* **Supplied material**:
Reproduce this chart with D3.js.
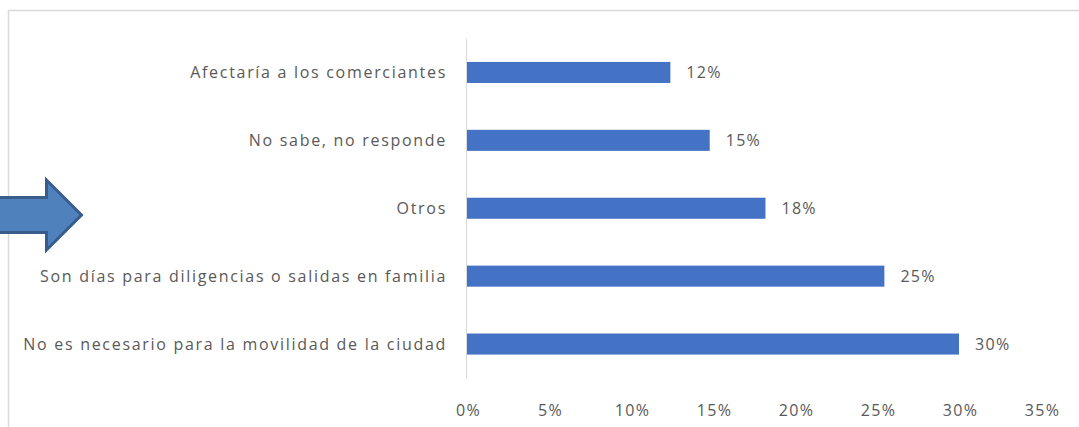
<!DOCTYPE html>
<meta charset="utf-8">
<style>
  body { margin: 0; background: #fff; }
  text { font-family: "Open Sans", "Noto Sans", sans-serif; fill: #595959; }
</style>
<svg width="1079" height="427"></svg>
<script src="https://cdn.jsdelivr.net/npm/d3@7"></script>
<script>
// datos
var categorias = [
  "Afectaría a los comerciantes",
  "No sabe, no responde",
  "Otros",
  "Son días para diligencias o salidas en familia",
  "No es necesario para la movilidad de la ciudad"
];
var valores = [0.124, 0.148, 0.182, 0.2545, 0.300];
var ticks = [0, 0.05, 0.10, 0.15, 0.20, 0.25, 0.30, 0.35];

var svg = d3.select("svg"),
    width = +svg.attr("width"),
    height = +svg.attr("height");

var x = d3.scaleLinear().domain([0, 0.35]).range([467, 1041]);
var y = d3.scaleBand().domain(categorias).range([38.5, 378]).paddingInner(0.69).paddingOuter(0.345);

var fmt = function(d) { return Math.round(d * 100 - 0.01) + "%"; };

// marco del grafico
svg.append("path")
    .attr("d", "M8.5,427 L8.5,10.5 L1079,10.5")
    .attr("fill", "none")
    .attr("stroke", "#d9d9d9")
    .attr("stroke-width", 1.5);

// eje vertical
svg.append("line")
    .attr("x1", x(0) - 0.5).attr("x2", x(0) - 0.5)
    .attr("y1", 38.5).attr("y2", 378)
    .attr("stroke", "#d9d9d9");

// barras
svg.selectAll("rect.barra")
  .data(valores)
  .join("rect")
    .attr("class", "barra")
    .attr("x", x(0))
    .attr("y", function(d, i) { return y(categorias[i]); })
    .attr("width", function(d) { return x(d) - x(0); })
    .attr("height", y.bandwidth())
    .attr("fill", "#4472c4");

// etiquetas de datos
svg.selectAll("text.valor")
  .data(valores)
  .join("text")
    .attr("class", "valor")
    .attr("x", function(d) { return x(d) + 16; })
    .attr("y", function(d, i) { return y(categorias[i]) + y.bandwidth() / 2; })
    .attr("dy", "0.35em")
    .style("font-size", "16px")
    .style("letter-spacing", "1.3px")
    .text(fmt);

// categorias
svg.selectAll("text.cat")
  .data(categorias)
  .join("text")
    .attr("class", "cat")
    .attr("x", 447)
    .attr("y", function(d) { return y(d) + y.bandwidth() / 2; })
    .attr("dy", "0.35em")
    .attr("text-anchor", "end")
    .style("font-size", "16px")
    .style("letter-spacing", "1.7px")
    .text(function(d) { return d; });

// eje x
var eje = svg.append("g")
    .attr("transform", "translate(1,402)")
    .call(d3.axisBottom(x).tickValues(ticks).tickFormat(fmt).tickSize(0));
eje.select(".domain").remove();
eje.selectAll("text")
    .style("font-size", "16px")
    .style("letter-spacing", "1.3px")
    .style("font-family", "\"Open Sans\", sans-serif")
    .attr("fill", "#595959");

// flecha
svg.append("path")
    .attr("d", "M-5,197.5 L46.5,197.5 L46.5,180 L81.5,215 L46.5,250 L46.5,232.5 L-5,232.5 Z")
    .attr("fill", "#4f81bd")
    .attr("stroke", "#385d8a")
    .attr("stroke-width", 3)
    .attr("stroke-linejoin", "miter");
</script>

* **Instructions for the task**:
Transcribe the full listing character for character. Pictures are excluded.

* **Right answer**:
Reproduce this chart with D3.js.
<!DOCTYPE html>
<meta charset="utf-8">
<style>
  body { margin: 0; background: #fff; }
  text { font-family: "Open Sans", "Noto Sans", sans-serif; fill: #595959; }
</style>
<svg width="1079" height="427"></svg>
<script src="https://cdn.jsdelivr.net/npm/d3@7"></script>
<script>
// datos
var categorias = [
  "Afectaría a los comerciantes",
  "No sabe, no responde",
  "Otros",
  "Son días para diligencias o salidas en familia",
  "No es necesario para la movilidad de la ciudad"
];
var valores = [0.124, 0.148, 0.182, 0.2545, 0.300];
var ticks = [0, 0.05, 0.10, 0.15, 0.20, 0.25, 0.30, 0.35];

var svg = d3.select("svg"),
    width = +svg.attr("width"),
    height = +svg.attr("height");

var x = d3.scaleLinear().domain([0, 0.35]).range([467, 1041]);
var y = d3.scaleBand().domain(categorias).range([38.5, 378]).paddingInner(0.69).paddingOuter(0.345);

var fmt = function(d) { return Math.round(d * 100 - 0.01) + "%"; };

// marco del grafico
svg.append("path")
    .attr("d", "M8.5,427 L8.5,10.5 L1079,10.5")
    .attr("fill", "none")
    .attr("stroke", "#d9d9d9")
    .attr("stroke-width", 1.5);

// eje vertical
svg.append("line")
    .attr("x1", x(0) - 0.5).attr("x2", x(0) - 0.5)
    .attr("y1", 38.5).attr("y2", 378)
    .attr("stroke", "#d9d9d9");

// barras
svg.selectAll("rect.barra")
  .data(valores)
  .join("rect")
    .attr("class", "barra")
    .attr("x", x(0))
    .attr("y", function(d, i) { return y(categorias[i]); })
    .attr("width", function(d) { return x(d) - x(0); })
    .attr("height", y.bandwidth())
    .attr("fill", "#4472c4");

// etiquetas de datos
svg.selectAll("text.valor")
  .data(valores)
  .join("text")
    .attr("class", "valor")
    .attr("x", function(d) { return x(d) + 16; })
    .attr("y", function(d, i) { return y(categorias[i]) + y.bandwidth() / 2; })
    .attr("dy", "0.35em")
    .style("font-size", "16px")
    .style("letter-spacing", "1.3px")
    .text(fmt);

// categorias
svg.selectAll("text.cat")
  .data(categorias)
  .join("text")
    .attr("class", "cat")
    .attr("x", 447)
    .attr("y", function(d) { return y(d) + y.bandwidth() / 2; })
    .attr("dy", "0.35em")
    .attr("text-anchor", "end")
    .style("font-size", "16px")
    .style("letter-spacing", "1.7px")
    .text(function(d) { return d; });

// eje x
var eje = svg.append("g")
    .attr("transform", "translate(1,402)")
    .call(d3.axisBottom(x).tickValues(ticks).tickFormat(fmt).tickSize(0));
eje.select(".domain").remove();
eje.selectAll("text")
    .style("font-size", "16px")
    .style("letter-spacing", "1.3px")
    .style("font-family", "\"Open Sans\", sans-serif")
    .attr("fill", "#595959");

// flecha
svg.append("path")
    .attr("d", "M-5,197.5 L46.5,197.5 L46.5,180 L81.5,215 L46.5,250 L46.5,232.5 L-5,232.5 Z")
    .attr("fill", "#4f81bd")
    .attr("stroke", "#385d8a")
    .attr("stroke-width", 3)
    .attr("stroke-linejoin", "miter");
</script>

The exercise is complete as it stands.